On this day in 1344 Mary of Waltham (d. 1362) was born.
When Mary was born at Bishop’s Waltham Palace, Hampshire on 10 October 1344, her future husband was already living with her brothers and sisters in the royal nursery. This was as a result of her father’s moves to create alliances in support of his renewed claim to the French throne.
She visited England in 1342 and left John with Edward for safety. He was assigned apartments in the royal nursery while his mother returned to France. The Countess later became ill so Queen Philippa took John into her care. When John’s father died in 1345, Edward III became his guardian.
Since Mary had been considered betrothed to John since birth, she was now, at the age of one, titular Duchess of Brittany. Mary and John spent their childhood together at The Tower, Langley, Eltham, Woodstock, Sunning, Clarendon and other royal palaces.

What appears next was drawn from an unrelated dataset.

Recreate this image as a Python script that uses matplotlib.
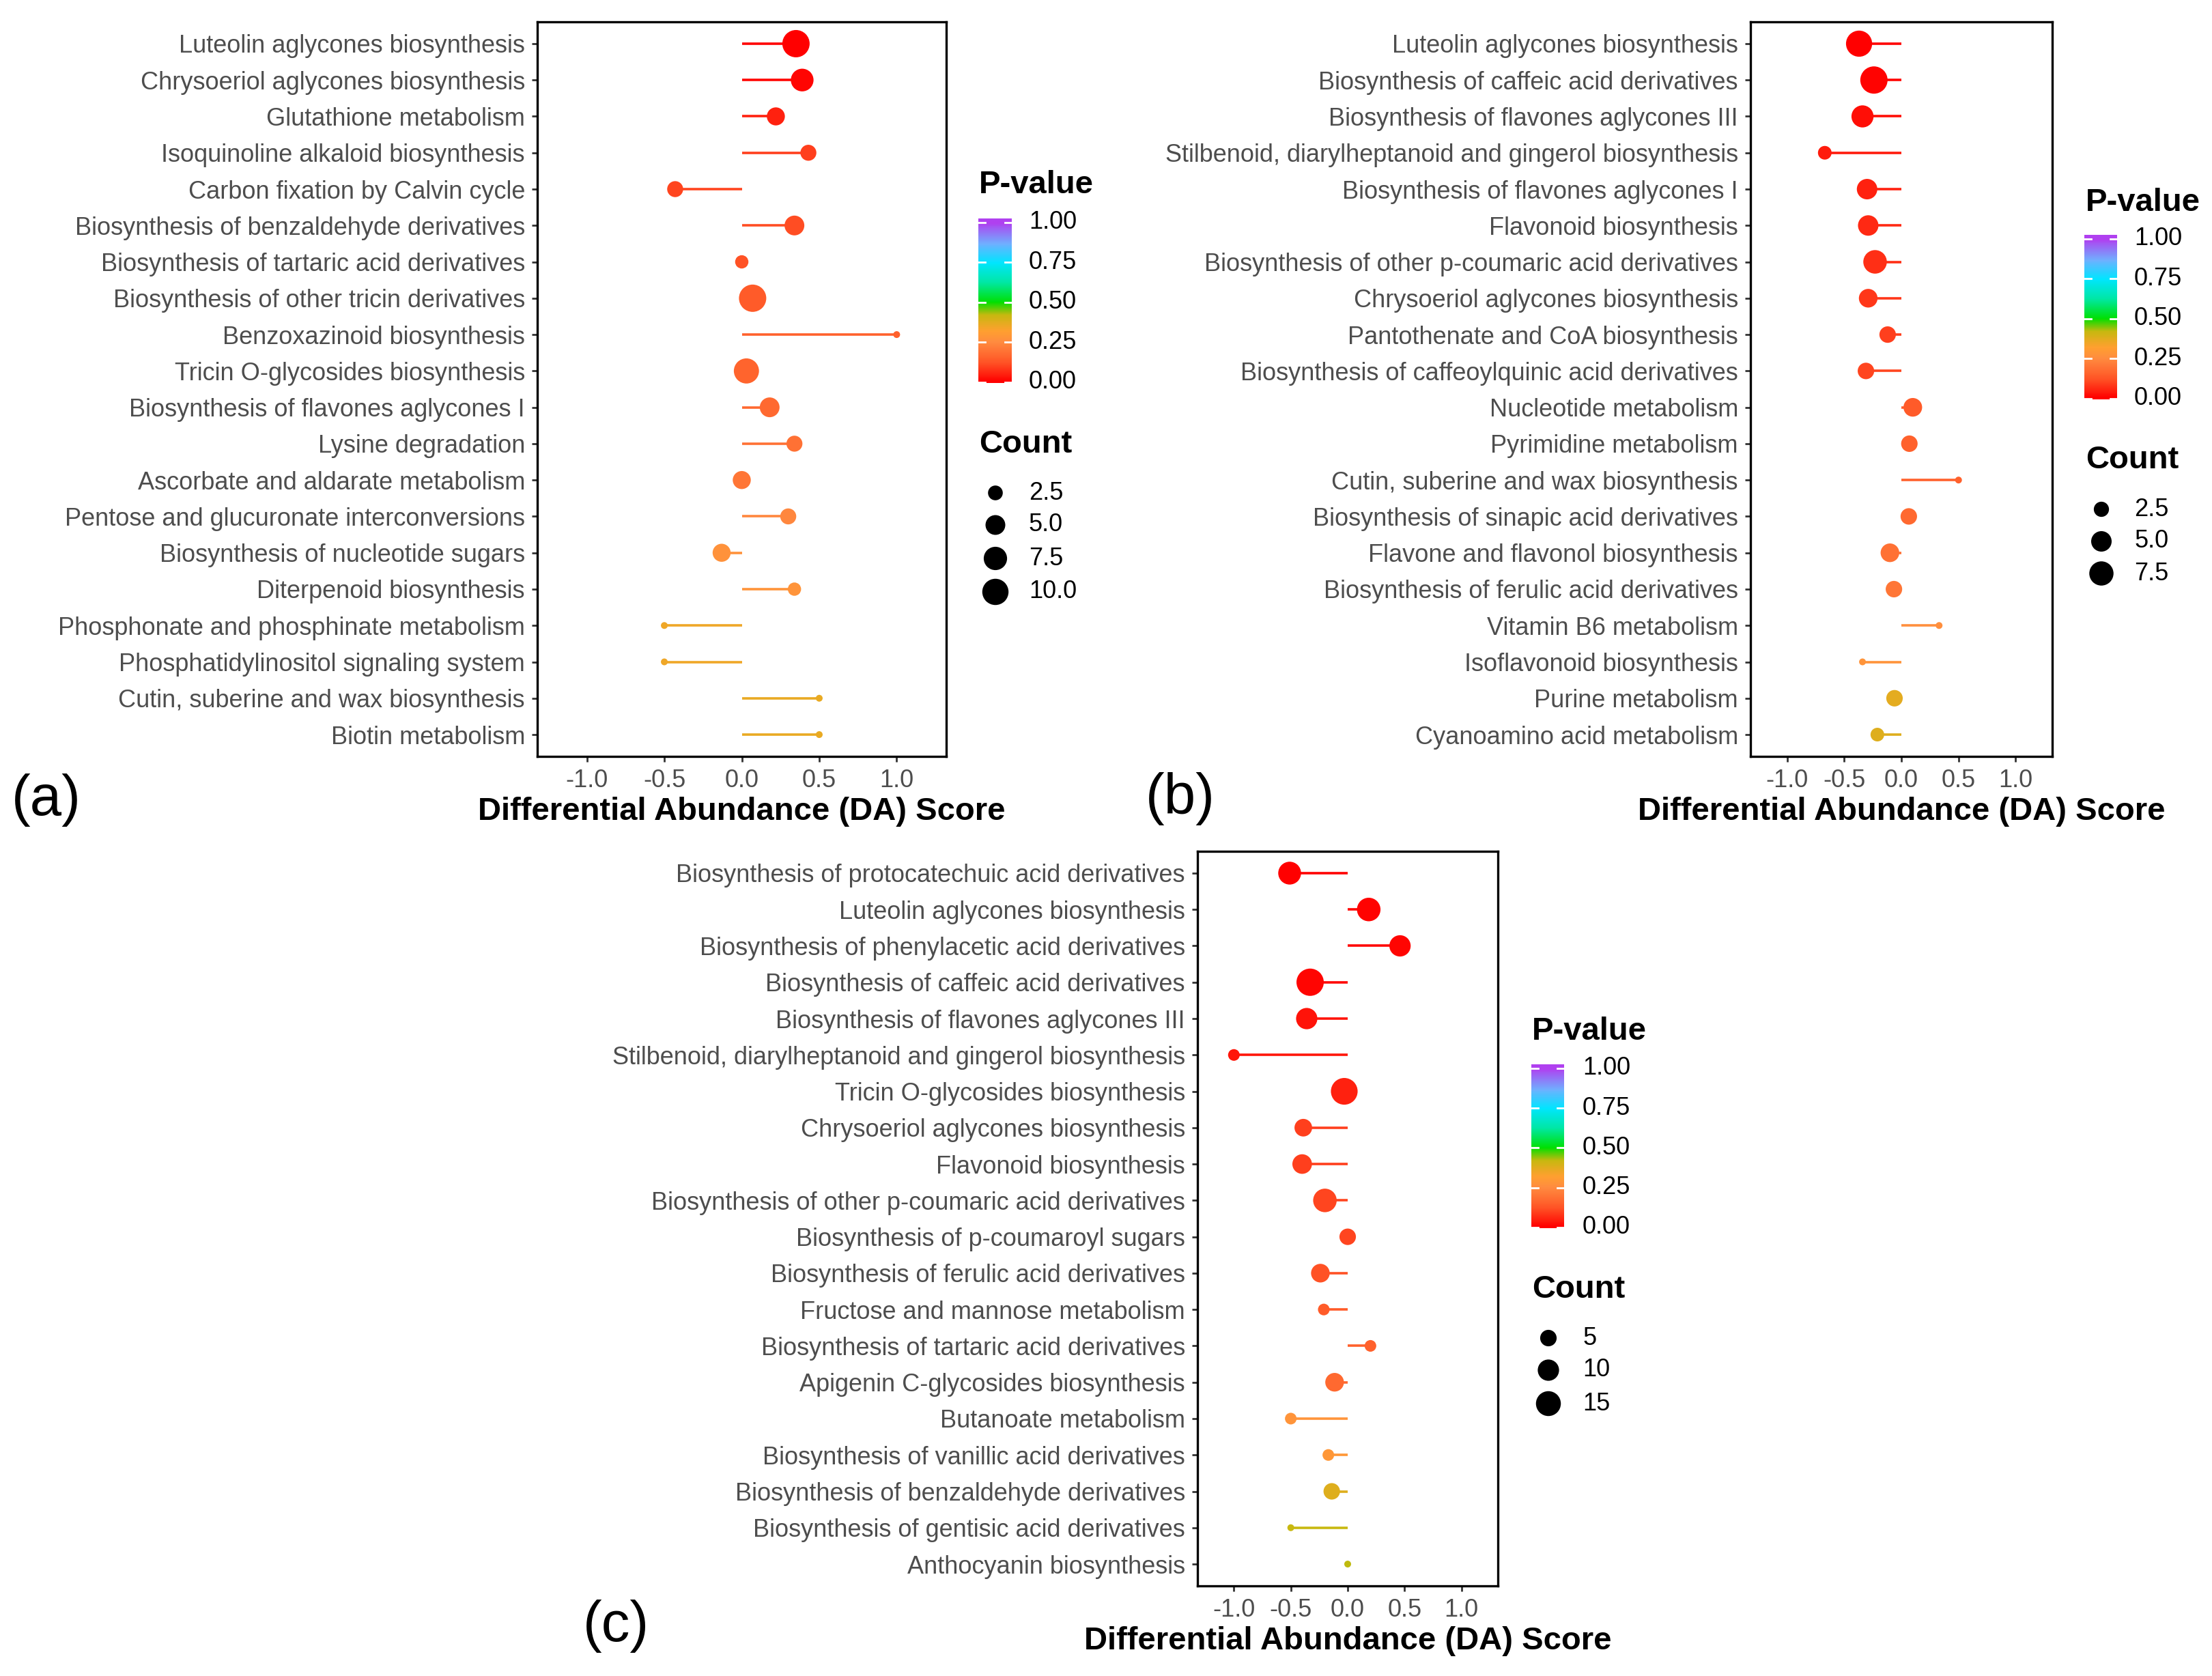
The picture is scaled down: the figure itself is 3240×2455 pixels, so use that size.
import numpy as np
import matplotlib
matplotlib.use("Agg")
import matplotlib.pyplot as plt
from matplotlib.colors import LinearSegmentedColormap

plt.rcParams['font.family'] = ['Liberation Sans', 'DejaVu Sans']

# ---------------- data ----------------
a_terms = ["Luteolin aglycones biosynthesis", "Chrysoeriol aglycones biosynthesis",
           "Glutathione metabolism", "Isoquinoline alkaloid biosynthesis",
           "Carbon fixation by Calvin cycle", "Biosynthesis of benzaldehyde derivatives",
           "Biosynthesis of tartaric acid derivatives", "Biosynthesis of other tricin derivatives",
           "Benzoxazinoid biosynthesis", "Tricin O-glycosides biosynthesis",
           "Biosynthesis of flavones aglycones I", "Lysine degradation",
           "Ascorbate and aldarate metabolism", "Pentose and glucuronate interconversions",
           "Biosynthesis of nucleotide sugars", "Diterpenoid biosynthesis",
           "Phosphonate and phosphinate metabolism", "Phosphatidylinositol signaling system",
           "Cutin, suberine and wax biosynthesis", "Biotin metabolism"]
a_da = [0.35, 0.39, 0.22, 0.43, -0.43, 0.34, 0.0, 0.07, 1.0, 0.03,
        0.18, 0.34, 0.0, 0.30, -0.13, 0.34, -0.5, -0.5, 0.5, 0.5]
a_p = [0.0, 0.01, 0.05, 0.09, 0.10, 0.11, 0.12, 0.14, 0.15, 0.16,
       0.17, 0.19, 0.20, 0.24, 0.27, 0.28, 0.35, 0.35, 0.36, 0.36]
a_count = [11, 7, 4, 3, 3, 5, 2, 11, 1, 9, 5, 3, 4, 3, 4, 2, 1, 1, 1, 1]
a_count_breaks = [2.5, 5.0, 7.5, 10.0]
a_count_labels = ["2.5", "5.0", "7.5", "10.0"]

b_terms = ["Luteolin aglycones biosynthesis", "Biosynthesis of caffeic acid derivatives",
           "Biosynthesis of flavones aglycones III",
           "Stilbenoid, diarylheptanoid and gingerol biosynthesis",
           "Biosynthesis of flavones aglycones I", "Flavonoid biosynthesis",
           "Biosynthesis of other p-coumaric acid derivatives",
           "Chrysoeriol aglycones biosynthesis", "Pantothenate and CoA biosynthesis",
           "Biosynthesis of caffeoylquinic acid derivatives", "Nucleotide metabolism",
           "Pyrimidine metabolism", "Cutin, suberine and wax biosynthesis",
           "Biosynthesis of sinapic acid derivatives", "Flavone and flavonol biosynthesis",
           "Biosynthesis of ferulic acid derivatives", "Vitamin B6 metabolism",
           "Isoflavonoid biosynthesis", "Purine metabolism", "Cyanoamino acid metabolism"]
b_da = [-0.37, -0.24, -0.34, -0.67, -0.30, -0.29, -0.23, -0.29, -0.12, -0.31,
        0.10, 0.07, 0.5, 0.065, -0.10, -0.065, 0.33, -0.34, -0.06, -0.21]
b_p = [0.0, 0.005, 0.02, 0.04, 0.05, 0.06, 0.07, 0.08, 0.09, 0.10,
       0.14, 0.15, 0.15, 0.17, 0.19, 0.20, 0.26, 0.28, 0.37, 0.38]
b_count = [9, 10, 6, 2, 5, 5, 7, 4, 3, 3, 4, 3, 1, 3, 4, 3, 1, 1, 3, 2]
b_count_breaks = [2.5, 5.0, 7.5]
b_count_labels = ["2.5", "5.0", "7.5"]

c_terms = ["Biosynthesis of protocatechuic acid derivatives", "Luteolin aglycones biosynthesis",
           "Biosynthesis of phenylacetic acid derivatives", "Biosynthesis of caffeic acid derivatives",
           "Biosynthesis of flavones aglycones III",
           "Stilbenoid, diarylheptanoid and gingerol biosynthesis",
           "Tricin O-glycosides biosynthesis", "Chrysoeriol aglycones biosynthesis",
           "Flavonoid biosynthesis", "Biosynthesis of other p-coumaric acid derivatives",
           "Biosynthesis of p-coumaroyl sugars", "Biosynthesis of ferulic acid derivatives",
           "Fructose and mannose metabolism", "Biosynthesis of tartaric acid derivatives",
           "Apigenin C-glycosides biosynthesis", "Butanoate metabolism",
           "Biosynthesis of vanillic acid derivatives", "Biosynthesis of benzaldehyde derivatives",
           "Biosynthesis of gentisic acid derivatives", "Anthocyanin biosynthesis"]
c_da = [-0.51, 0.185, 0.46, -0.33, -0.36, -1.0, -0.03, -0.39, -0.40, -0.20,
        0.0, -0.24, -0.21, 0.20, -0.115, -0.5, -0.17, -0.14, -0.5, 0.0]
c_p = [0.0, 0.005, 0.01, 0.01, 0.03, 0.035, 0.05, 0.09, 0.09, 0.10,
       0.10, 0.12, 0.14, 0.15, 0.17, 0.28, 0.29, 0.38, 0.42, 0.425]
c_count = [12, 13, 10, 19, 10, 2, 18, 6, 8, 13, 5, 7, 2, 2, 7, 2, 2, 5, 1, 1]
c_count_breaks = [5, 10, 15]
c_count_labels = ["5", "10", "15"]

p_breaks = [0.0, 0.25, 0.5, 0.75, 1.0]
p_labels = ["0.00", "0.25", "0.50", "0.75", "1.00"]
x_ticks = [-1.0, -0.5, 0.0, 0.5, 1.0]
x_ticklabels = ["-1.0", "-0.5", "0.0", "0.5", "1.0"]
xlabel = "Differential Abundance (DA) Score"

# ---------------- style ----------------
W, H = 3240, 2455
DPI = 200
cmap = LinearSegmentedColormap.from_list("pv", [
    (0.0, "#FF0000"), (0.12, "#FF5426"), (0.25, "#FF8C40"), (0.32, "#FFA030"),
    (0.42, "#C8B810"), (0.5, "#00E000"), (0.62, "#00E8A0"), (0.75, "#00E6FF"),
    (0.87, "#70B0FF"), (1.0, "#B040F0")])
GREY = "#4D4D4D"

fig = plt.figure(figsize=(W / DPI, H / DPI), dpi=DPI)


def diam_pt(c, cmin, cmax):
    c = np.asarray(c, dtype=float)
    frac = np.clip((c - cmin) / (cmax - cmin), 0, 1)
    px = 10 + 30 * np.sqrt(frac)
    return px * 72.0 / DPI


def frac_box(x0, y0, x1, y1):
    return [x0 / W, 1 - y1 / H, (x1 - x0) / W, (y1 - y0) / H]


def panel(box, terms, da, p, count):
    ax = fig.add_axes(frac_box(*box))
    n = len(terms)
    y = np.arange(n)
    cols = cmap(np.asarray(p))
    ax.hlines(y, 0, da, colors=cols, linewidth=1.3, zorder=2)
    cmin, cmax = min(count), max(count)
    ax.scatter(da, y, s=diam_pt(count, cmin, cmax) ** 2, c=p, cmap=cmap,
               vmin=0, vmax=1, linewidths=0, zorder=3)
    ax.set_ylim(n - 1 + 0.6, -0.6)
    ax.set_xlim(-1.32, 1.32)
    ax.set_yticks(y)
    ax.set_yticklabels(terms, fontsize=13, color=GREY)
    ax.set_xticks(x_ticks)
    ax.set_xticklabels(x_ticklabels, fontsize=13, color=GREY)
    ax.tick_params(axis='both', length=3, width=1.0, color="#333333", pad=3.5)
    for s in ax.spines.values():
        s.set_linewidth(1.2)
        s.set_color("black")
    ax.set_xlabel(xlabel, fontsize=17, fontweight='bold', labelpad=2)
    return (cmin, cmax)


rng_a = panel((787, 32, 1386, 1108), a_terms, a_da, a_p, a_count)
rng_b = panel((2564, 32, 3006, 1108), b_terms, b_da, b_p, b_count)
rng_c = panel((1754, 1247, 2194, 2323), c_terms, c_da, c_p, c_count)

ov = fig.add_axes([0, 0, 1, 1])
ov.set_xlim(0, W)
ov.set_ylim(H, 0)
ov.axis('off')
ov.patch.set_alpha(0)


def legend(tx, ty, bar, lab_x, count_y, dot_x, dot_ys, rng, breaks, labels):
    bx0, by0, bx1, by1 = bar
    ov.text(tx, ty, "P-value", fontsize=17, fontweight='bold', ha='left', va='center')
    cb = fig.add_axes(frac_box(bx0, by0, bx1, by1))
    lo, hi = -0.005, 1.025
    grad = np.linspace(lo, hi, 256)[:, None]
    cb.imshow(grad, aspect='auto', cmap=cmap, vmin=0, vmax=1, origin='lower',
              extent=[0, 1, lo, hi])
    cb.set_xlim(0, 1)
    cb.set_ylim(lo, hi)
    cb.axis('off')
    for b, l in zip(p_breaks, p_labels):
        cb.plot([0, 0.2], [b, b], color='white', lw=1.0)
        cb.plot([0.8, 1], [b, b], color='white', lw=1.0)
        yy = by1 - (b - lo) / (hi - lo) * (by1 - by0)
        ov.text(lab_x, yy, l, fontsize=13, ha='left', va='center')
    ov.text(tx, count_y, "Count", fontsize=17, fontweight='bold', ha='left', va='center')
    ov.scatter([dot_x] * len(breaks), dot_ys, s=diam_pt(breaks, *rng) ** 2,
               color='black', linewidths=0)
    for yy, l in zip(dot_ys, labels):
        ov.text(lab_x, yy, l, fontsize=13, ha='left', va='center')


legend(1434, 271, (1433, 320, 1482, 561), 1507, 651, 1458, [722, 769, 818, 867],
       rng_a, a_count_breaks, a_count_labels)
legend(3055, 297, (3053, 344, 3101, 585), 3126, 674, 3078, [746, 793, 840],
       rng_b, b_count_breaks, b_count_labels)
legend(2244, 1511, (2243, 1559, 2291, 1799), 2318, 1889, 2268, [1960, 2007, 2056],
       rng_c, c_count_breaks, c_count_labels)

ov.text(68, 1172, "(a)", fontsize=30, ha='center', va='center')
ov.text(1729, 1170, "(b)", fontsize=30, ha='center', va='center')
ov.text(902, 2382, "(c)", fontsize=30, ha='center', va='center')

fig.savefig("out.png", dpi=DPI)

There is only one record of Mary ever leaving the court household and that was to visit her brother John of Gaunt and his wife Blanche, who had just had their first child. However, this visit was cut short by the death from plague of her uncle, Henry Duke of Lancaster, on 25 March 1361. Mary and her younger sister Margaret were only allowed very limited visits to family and were given less pocket money (20 marks per year) than their older siblings.
Mary was married to John at Woodstock Palace around 3 July 1361. No record of the wedding survives except the accounts for the wedding dress created by her tailor John Avery.
Her situation did not change after marriage since she and her husband remained at the English court. Further arrangements were planned for when the couple would leave England and take up residence in Brittany as the recognised Duke and Duchess. However, within a few months, Mary developed “a lethargic disease from which it was impossible to rouse her” and she died sometime before 13 September 1361 without ever setting foot in Brittany.
Her sister Margaret also died sometime after 1 October 1361, and they were both buried in Abingdon Abbey. Queen Philippa commissioned a tomb at Abingdon and the king had windows erected in memory of the princesses at King’s Langley Priory. Her husband referred to her as “my late dearest companion.” They had no children.